Direction
Where does the string "Clone" appear in the records? Copy every line that contains it.

Material

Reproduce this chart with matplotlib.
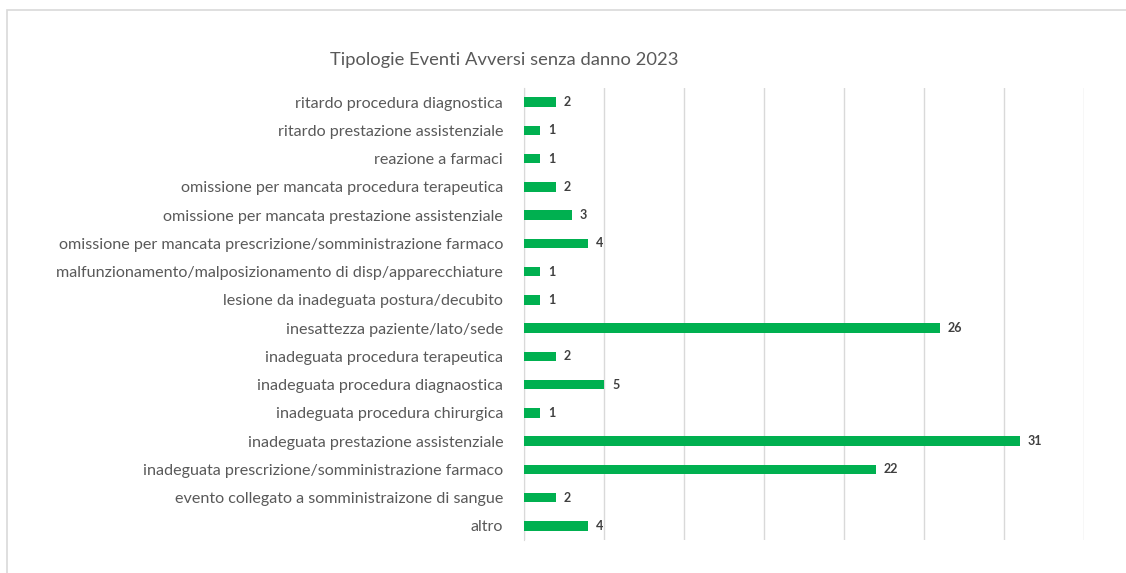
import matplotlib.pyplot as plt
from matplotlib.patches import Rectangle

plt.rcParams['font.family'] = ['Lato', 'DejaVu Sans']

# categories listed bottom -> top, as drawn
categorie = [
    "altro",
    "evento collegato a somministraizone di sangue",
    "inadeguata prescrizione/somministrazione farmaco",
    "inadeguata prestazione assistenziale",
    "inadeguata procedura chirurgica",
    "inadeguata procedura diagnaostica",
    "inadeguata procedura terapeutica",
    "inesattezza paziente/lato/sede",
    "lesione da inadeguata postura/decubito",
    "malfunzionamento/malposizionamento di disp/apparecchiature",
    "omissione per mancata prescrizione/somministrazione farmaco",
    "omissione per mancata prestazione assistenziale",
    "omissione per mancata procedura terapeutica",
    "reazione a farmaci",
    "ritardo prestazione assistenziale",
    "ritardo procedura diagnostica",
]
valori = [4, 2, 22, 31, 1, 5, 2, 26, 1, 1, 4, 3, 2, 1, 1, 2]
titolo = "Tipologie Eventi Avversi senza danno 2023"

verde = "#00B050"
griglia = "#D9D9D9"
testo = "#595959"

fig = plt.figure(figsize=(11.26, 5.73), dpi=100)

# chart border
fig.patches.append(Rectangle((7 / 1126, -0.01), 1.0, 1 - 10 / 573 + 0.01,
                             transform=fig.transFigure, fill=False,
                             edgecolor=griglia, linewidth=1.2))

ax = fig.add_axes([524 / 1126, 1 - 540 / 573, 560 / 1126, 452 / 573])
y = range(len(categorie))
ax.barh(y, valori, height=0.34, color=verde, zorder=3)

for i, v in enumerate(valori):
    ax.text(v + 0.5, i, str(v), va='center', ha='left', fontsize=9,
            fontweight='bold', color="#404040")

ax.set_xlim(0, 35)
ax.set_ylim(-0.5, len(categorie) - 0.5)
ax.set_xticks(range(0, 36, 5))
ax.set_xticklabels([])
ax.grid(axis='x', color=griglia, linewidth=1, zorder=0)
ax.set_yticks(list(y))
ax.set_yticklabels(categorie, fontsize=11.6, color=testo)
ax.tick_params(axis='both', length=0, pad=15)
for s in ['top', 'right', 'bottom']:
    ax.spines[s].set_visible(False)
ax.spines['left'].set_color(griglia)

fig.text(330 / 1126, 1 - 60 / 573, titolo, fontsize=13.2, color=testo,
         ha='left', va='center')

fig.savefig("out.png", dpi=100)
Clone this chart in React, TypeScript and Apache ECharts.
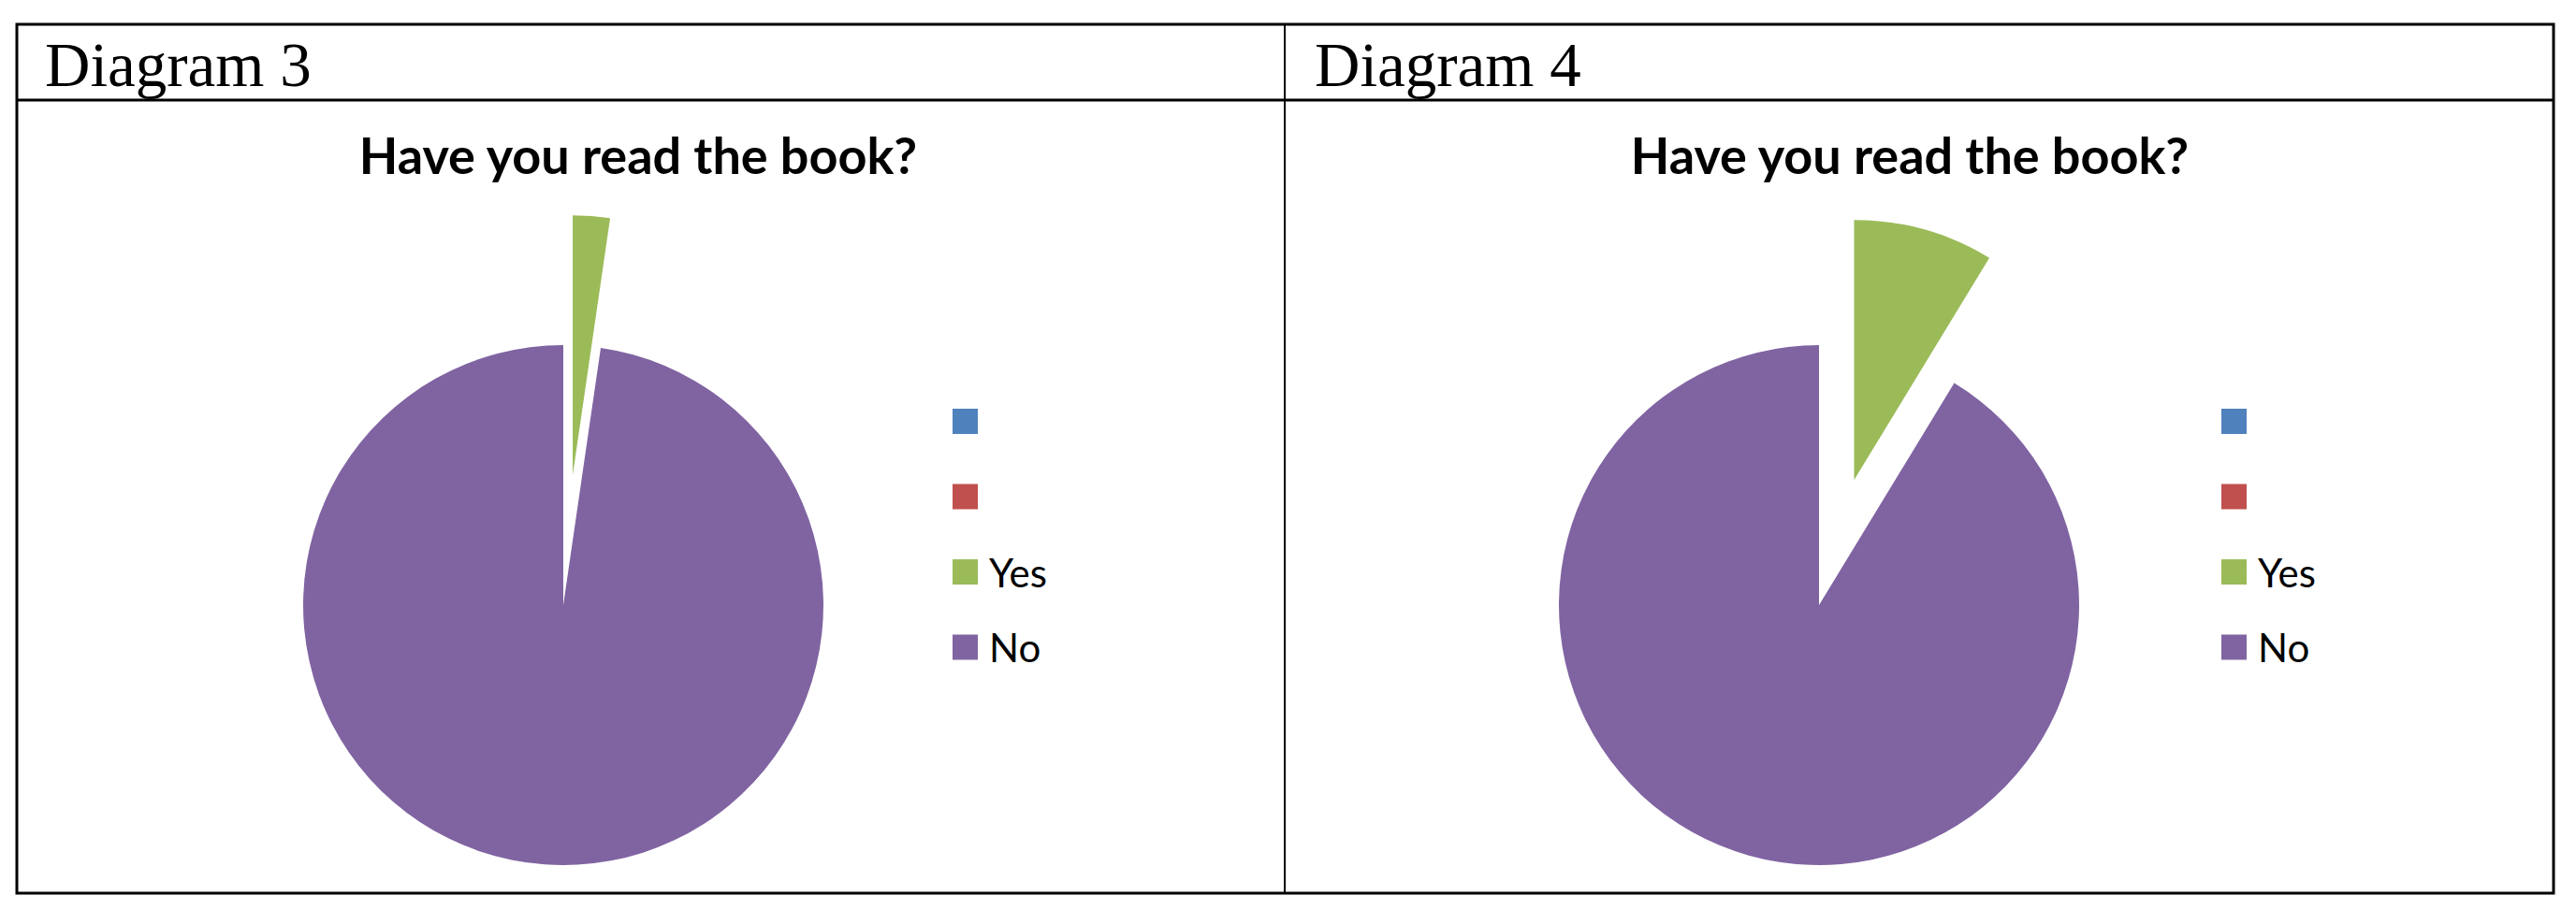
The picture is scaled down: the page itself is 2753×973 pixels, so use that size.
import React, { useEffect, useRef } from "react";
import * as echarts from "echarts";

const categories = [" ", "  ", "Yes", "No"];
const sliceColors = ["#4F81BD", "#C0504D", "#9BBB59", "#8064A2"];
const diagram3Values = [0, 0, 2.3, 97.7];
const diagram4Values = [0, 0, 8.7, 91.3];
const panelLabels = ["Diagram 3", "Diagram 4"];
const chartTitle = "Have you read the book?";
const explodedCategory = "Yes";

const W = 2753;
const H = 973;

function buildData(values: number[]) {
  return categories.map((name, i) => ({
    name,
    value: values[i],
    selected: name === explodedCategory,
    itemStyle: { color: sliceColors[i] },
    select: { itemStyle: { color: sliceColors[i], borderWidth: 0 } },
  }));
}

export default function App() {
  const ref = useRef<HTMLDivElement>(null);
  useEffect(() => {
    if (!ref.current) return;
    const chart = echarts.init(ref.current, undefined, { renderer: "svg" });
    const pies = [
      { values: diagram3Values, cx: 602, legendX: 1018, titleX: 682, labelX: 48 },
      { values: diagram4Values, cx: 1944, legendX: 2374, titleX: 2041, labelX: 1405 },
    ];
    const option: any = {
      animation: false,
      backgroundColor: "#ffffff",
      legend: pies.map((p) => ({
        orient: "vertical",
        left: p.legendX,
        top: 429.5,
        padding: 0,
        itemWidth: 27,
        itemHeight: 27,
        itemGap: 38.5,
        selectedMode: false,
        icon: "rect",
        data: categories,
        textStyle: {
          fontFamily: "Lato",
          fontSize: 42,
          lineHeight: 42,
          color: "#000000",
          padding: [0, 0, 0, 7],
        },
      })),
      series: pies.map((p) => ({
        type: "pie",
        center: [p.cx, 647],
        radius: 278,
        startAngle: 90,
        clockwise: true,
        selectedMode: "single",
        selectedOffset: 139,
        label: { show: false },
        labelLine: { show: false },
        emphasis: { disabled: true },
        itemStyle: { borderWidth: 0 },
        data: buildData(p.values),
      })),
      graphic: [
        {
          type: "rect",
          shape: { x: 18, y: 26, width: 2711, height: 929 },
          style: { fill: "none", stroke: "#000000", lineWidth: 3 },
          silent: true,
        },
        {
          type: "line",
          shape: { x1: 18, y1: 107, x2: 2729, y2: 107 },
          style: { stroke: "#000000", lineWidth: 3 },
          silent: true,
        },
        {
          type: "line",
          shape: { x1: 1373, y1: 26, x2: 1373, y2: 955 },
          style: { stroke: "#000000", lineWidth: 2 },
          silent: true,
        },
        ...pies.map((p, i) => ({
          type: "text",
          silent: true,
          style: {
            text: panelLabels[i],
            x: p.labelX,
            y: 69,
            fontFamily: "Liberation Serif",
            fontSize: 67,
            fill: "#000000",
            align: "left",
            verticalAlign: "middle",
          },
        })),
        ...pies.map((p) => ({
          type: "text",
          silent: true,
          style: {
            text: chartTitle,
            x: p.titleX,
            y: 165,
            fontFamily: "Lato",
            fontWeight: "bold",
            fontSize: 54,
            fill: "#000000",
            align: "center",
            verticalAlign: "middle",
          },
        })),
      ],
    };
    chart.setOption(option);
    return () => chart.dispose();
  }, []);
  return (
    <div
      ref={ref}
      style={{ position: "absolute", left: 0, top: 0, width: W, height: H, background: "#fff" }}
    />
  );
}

==

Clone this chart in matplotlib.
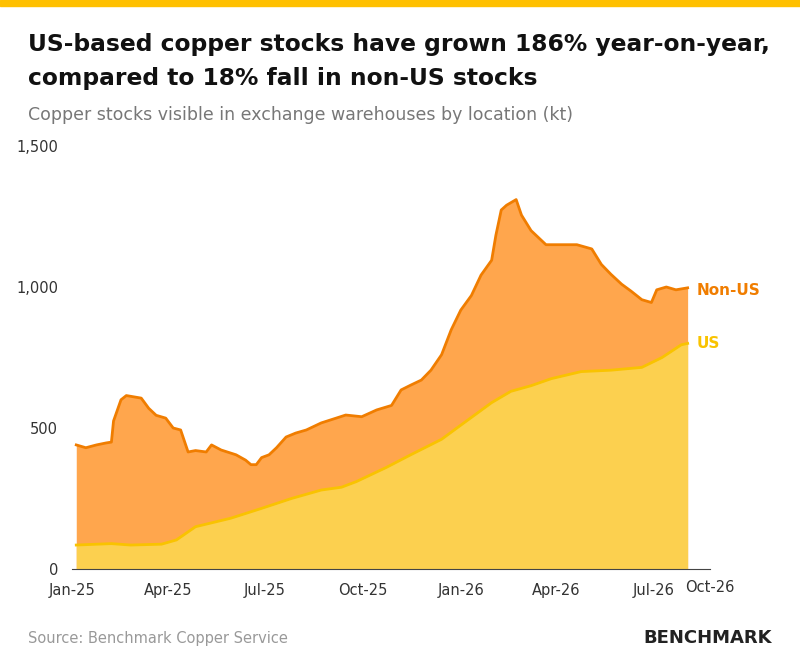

--

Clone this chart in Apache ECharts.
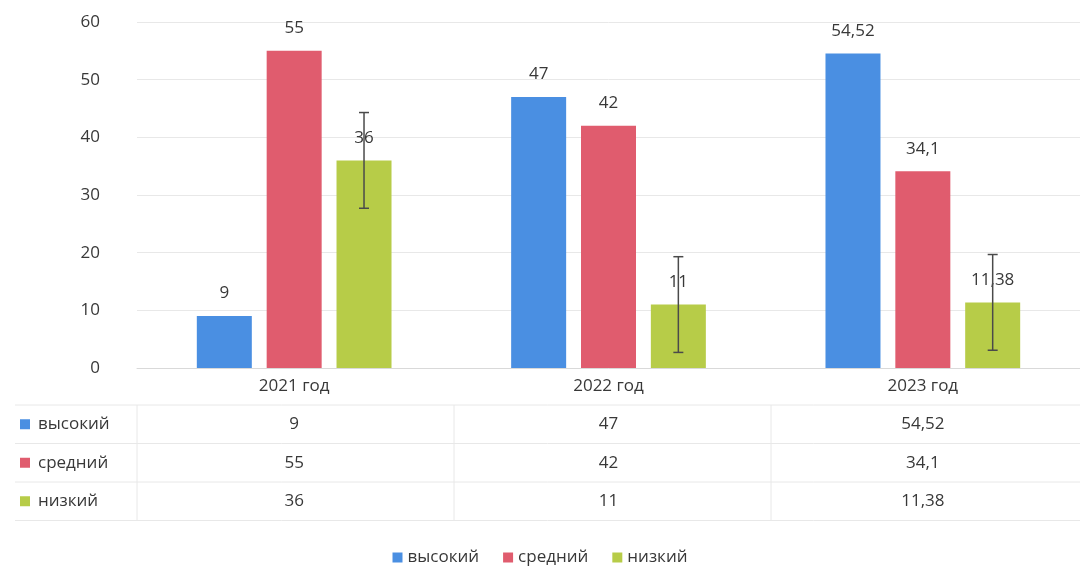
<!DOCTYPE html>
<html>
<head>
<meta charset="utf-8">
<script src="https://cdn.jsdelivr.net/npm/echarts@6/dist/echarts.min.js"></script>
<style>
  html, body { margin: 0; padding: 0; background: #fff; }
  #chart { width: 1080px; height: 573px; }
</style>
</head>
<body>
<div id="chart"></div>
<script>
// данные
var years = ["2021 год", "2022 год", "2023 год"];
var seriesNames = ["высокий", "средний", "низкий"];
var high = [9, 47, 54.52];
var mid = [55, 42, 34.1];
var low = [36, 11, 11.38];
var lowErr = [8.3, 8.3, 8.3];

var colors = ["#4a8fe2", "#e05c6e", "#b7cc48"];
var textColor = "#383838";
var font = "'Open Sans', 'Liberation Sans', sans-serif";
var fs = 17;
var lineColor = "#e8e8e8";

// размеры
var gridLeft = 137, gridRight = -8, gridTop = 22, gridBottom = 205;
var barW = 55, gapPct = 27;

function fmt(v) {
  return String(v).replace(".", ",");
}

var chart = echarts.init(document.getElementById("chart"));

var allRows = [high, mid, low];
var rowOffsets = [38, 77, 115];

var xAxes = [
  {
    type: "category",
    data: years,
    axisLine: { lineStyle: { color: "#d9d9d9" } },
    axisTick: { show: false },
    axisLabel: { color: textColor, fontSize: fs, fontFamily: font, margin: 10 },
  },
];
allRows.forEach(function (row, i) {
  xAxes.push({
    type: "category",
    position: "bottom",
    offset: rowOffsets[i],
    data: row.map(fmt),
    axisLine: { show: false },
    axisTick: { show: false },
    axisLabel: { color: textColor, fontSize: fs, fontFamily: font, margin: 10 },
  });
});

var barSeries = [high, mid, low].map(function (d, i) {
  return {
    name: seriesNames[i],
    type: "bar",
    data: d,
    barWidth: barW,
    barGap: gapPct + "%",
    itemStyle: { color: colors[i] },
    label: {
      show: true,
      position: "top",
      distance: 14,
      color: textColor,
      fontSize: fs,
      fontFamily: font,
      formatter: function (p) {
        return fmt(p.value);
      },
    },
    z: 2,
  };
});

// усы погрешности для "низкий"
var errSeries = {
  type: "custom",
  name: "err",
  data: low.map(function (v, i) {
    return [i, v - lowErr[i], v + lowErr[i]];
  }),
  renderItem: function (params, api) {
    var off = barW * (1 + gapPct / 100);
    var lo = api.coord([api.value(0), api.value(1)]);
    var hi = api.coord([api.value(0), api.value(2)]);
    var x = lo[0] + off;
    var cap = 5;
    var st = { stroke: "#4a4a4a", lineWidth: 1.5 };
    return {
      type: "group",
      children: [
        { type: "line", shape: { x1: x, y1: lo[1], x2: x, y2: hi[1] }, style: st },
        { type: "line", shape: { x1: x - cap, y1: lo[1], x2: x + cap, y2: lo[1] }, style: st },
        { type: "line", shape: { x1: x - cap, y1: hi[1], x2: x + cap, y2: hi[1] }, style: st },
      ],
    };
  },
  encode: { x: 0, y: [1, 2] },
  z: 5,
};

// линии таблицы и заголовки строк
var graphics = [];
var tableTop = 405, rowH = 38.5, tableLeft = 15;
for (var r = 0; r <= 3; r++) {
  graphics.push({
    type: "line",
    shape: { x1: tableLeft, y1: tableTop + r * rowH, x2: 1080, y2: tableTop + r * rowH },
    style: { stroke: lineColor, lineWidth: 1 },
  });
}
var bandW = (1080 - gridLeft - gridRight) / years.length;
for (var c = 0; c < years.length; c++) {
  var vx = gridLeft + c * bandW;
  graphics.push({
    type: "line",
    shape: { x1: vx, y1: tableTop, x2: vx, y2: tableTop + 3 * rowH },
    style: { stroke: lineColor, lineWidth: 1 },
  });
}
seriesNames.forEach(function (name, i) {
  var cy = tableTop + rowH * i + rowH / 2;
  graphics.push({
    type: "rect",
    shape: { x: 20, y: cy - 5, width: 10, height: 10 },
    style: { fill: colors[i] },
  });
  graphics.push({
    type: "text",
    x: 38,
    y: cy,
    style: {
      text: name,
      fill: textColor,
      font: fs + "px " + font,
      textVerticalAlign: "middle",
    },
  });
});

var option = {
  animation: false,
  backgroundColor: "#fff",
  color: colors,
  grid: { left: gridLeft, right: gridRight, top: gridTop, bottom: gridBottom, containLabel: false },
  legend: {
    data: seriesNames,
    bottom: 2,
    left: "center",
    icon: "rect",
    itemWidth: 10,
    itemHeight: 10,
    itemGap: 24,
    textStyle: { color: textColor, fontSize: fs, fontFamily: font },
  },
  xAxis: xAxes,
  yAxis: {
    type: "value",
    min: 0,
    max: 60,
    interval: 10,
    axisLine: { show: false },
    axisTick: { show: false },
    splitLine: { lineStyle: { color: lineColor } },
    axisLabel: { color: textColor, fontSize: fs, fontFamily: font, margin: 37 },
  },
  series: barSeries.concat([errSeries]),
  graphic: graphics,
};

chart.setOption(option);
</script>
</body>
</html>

Written response
Clone this chart in React, TypeScript and Apache ECharts.
Clone this chart in matplotlib.
Clone this chart in Apache ECharts.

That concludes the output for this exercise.